Huellas e identidades
“Si escuchás a cuatro o cinco hombres trabajando en un tótem, golpeando al mismo tiempo, verás de dónde salió la música en los viejos tiempos”, afirma Stan Hunt, un tallador de cedro rojo, quien aprendió su oficio de su padre y de su abuelo, y pertenece al pueblo Kwakiutl, ubicado en el norte de Vancouver, cerca del golfo de Alaska. Stan tiene frente a sí un trabajo muy especial: el Gobierno de la Ciudad de Buenos Aires decidió reemplazar en el 2008 el tótem que Canadá le había regalado a la ciudad y que estaba ubicado en la plaza de la zona de Retiro que homenajea a ese país, ya que estaba mostrando una leve inclinación, lo cual suponía un riesgo para los transeúntes. Ese tótem había sido realizado por el padre de Stan, a quien ahora le encomiendan desde Buenos Aires realizar uno nuevo, que reemplazará al de su progenitor y que según él va a ser su obra más importante en sus treinta y cinco años de labor.
En Tótem, Franca González, al igual que en Liniers, el trazo simple de las cosas, vuelve a demostrar una gran sensibilidad para el registro de las labores cotidianas, que parece nacer de la sencillez para poner la cámara en el lugar adecuado y tomarse el tiempo justo para que surja la complejidad inherente que atraviesa los distintos procedimientos. Es entonces que el mismo Stan va explicando las características de los tótems y cómo fueron cambiando su propósito, pasando de ser monumentos que afirmaban quiénes eran las personas a contar quiénes fueron, mutando de documentos de identidad del presente a huellas del pasado. Y esto se combina con la observación para lograr un film que a su modo es narrativo, que relata y expone conexiones entre culturas dominantes y contemporáneas, que parecen mirar siempre hacia adelante, y culturas marginales, que pelean por sobrevivir a su modo, a través de representaciones que coquetean con lo ficcional, pero a la vez se sostienen en la realidad.

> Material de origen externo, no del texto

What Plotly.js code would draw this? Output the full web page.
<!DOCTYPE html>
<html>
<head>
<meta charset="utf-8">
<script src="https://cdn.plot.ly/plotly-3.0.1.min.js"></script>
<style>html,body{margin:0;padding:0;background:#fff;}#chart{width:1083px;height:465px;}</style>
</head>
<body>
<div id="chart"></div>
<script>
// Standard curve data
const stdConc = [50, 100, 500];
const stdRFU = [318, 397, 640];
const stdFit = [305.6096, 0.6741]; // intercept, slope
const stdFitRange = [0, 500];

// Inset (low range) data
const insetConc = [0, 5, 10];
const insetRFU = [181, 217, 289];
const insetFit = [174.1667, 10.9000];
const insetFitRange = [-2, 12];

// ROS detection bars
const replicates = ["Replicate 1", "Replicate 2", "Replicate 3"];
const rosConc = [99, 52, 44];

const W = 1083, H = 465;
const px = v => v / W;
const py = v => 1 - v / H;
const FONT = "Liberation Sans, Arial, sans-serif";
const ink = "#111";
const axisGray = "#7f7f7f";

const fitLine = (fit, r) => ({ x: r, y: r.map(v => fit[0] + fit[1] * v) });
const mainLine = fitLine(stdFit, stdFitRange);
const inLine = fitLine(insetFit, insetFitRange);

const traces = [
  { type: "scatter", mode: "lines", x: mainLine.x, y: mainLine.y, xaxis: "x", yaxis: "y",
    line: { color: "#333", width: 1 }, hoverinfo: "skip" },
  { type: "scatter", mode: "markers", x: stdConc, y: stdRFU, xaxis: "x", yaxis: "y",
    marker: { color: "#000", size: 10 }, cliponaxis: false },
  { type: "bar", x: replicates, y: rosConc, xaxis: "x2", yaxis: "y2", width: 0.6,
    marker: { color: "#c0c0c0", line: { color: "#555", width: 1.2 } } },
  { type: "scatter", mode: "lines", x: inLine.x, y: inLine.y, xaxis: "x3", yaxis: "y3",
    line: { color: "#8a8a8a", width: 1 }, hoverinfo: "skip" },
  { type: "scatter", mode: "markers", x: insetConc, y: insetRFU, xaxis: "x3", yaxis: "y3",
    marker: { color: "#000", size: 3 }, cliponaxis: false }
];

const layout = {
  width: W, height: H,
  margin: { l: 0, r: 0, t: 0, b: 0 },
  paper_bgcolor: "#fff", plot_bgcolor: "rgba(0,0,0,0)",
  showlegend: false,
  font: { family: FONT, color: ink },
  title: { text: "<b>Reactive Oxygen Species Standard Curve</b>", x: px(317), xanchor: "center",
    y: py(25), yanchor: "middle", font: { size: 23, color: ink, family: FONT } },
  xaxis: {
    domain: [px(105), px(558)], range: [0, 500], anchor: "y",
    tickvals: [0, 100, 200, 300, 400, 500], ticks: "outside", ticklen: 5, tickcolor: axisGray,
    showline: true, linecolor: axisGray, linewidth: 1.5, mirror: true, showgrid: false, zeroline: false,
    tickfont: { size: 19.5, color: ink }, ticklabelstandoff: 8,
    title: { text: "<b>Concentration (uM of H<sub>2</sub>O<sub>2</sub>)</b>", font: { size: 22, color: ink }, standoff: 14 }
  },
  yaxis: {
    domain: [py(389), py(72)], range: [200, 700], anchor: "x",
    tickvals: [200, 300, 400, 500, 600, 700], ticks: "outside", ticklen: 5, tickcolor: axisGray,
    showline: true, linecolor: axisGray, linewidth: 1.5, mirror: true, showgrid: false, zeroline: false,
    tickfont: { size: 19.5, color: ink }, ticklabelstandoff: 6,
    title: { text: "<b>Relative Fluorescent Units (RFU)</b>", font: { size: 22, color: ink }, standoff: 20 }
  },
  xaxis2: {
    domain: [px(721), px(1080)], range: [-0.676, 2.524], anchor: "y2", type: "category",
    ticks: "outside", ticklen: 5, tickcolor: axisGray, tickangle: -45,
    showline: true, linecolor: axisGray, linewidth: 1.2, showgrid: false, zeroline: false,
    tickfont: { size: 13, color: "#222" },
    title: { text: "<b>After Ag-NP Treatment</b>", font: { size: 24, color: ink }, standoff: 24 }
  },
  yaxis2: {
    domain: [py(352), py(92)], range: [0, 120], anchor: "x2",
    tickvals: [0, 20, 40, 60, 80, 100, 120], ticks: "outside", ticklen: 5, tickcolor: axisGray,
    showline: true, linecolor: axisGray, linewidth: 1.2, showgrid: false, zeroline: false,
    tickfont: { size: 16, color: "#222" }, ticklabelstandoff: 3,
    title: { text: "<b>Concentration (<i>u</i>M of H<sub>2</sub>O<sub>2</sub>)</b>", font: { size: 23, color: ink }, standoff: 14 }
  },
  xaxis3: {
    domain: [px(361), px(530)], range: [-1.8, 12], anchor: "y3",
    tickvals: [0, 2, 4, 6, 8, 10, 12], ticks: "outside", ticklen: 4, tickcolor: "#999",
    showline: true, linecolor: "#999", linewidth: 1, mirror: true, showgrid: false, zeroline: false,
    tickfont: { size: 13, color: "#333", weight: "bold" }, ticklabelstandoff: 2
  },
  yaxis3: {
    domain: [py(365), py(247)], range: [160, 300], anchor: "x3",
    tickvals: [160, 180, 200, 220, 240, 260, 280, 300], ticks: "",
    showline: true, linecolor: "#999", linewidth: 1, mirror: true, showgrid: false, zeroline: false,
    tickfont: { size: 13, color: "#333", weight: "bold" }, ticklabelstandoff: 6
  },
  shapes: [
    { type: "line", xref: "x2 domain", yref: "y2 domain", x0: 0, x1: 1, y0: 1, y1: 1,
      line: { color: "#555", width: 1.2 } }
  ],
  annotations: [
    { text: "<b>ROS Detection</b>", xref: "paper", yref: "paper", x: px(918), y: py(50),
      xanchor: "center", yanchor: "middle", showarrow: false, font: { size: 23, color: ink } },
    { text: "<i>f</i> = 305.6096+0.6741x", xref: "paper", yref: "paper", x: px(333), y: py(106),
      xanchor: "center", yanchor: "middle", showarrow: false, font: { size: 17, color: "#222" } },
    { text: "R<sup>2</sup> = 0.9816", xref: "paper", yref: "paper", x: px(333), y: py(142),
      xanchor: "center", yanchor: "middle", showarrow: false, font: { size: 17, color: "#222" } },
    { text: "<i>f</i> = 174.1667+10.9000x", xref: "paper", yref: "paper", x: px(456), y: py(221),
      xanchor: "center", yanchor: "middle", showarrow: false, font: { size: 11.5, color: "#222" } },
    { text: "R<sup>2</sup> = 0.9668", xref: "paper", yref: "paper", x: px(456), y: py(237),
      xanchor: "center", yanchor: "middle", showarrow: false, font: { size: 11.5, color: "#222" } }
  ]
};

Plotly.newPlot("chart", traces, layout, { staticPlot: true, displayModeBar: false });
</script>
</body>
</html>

González también se permite ceder el protagonismo de su cámara, dejar que en determinado momento sean Stan y su gente los que hablen sobre sí mismos y sus trabajos, sobre el peso de los legados familiares y lo que ellos quieren legar. Esa decisión nace de las circunstancias burocráticas que obligan a cambiar el punto de vista y el propósito del documental, pero no deja de ser un gesto de generosidad y desprendimiento altamente atendible. Indudablemente, González supo no sólo descubrir durante el proceso de producción que habían otras cosas sobre las que focalizar la atención, sino que también era otra mirada la que se necesitaba aparte de la suya. Y ese es un gran mérito.
Se podrá criticarle a Tótem que en determinados momentos la música no ayuda y termina siendo demasiado didáctica. O que su anécdota inicial daba para seguir profundizando, tanto temática como estéticamente, en vez de detenerse donde lo hace. Pero lo cierto es que como documento cultural posee una potencia para nada despreciable, sostenida no sólo en su discurso oral, sino también en sus imágenes, plenamente cinematográficas.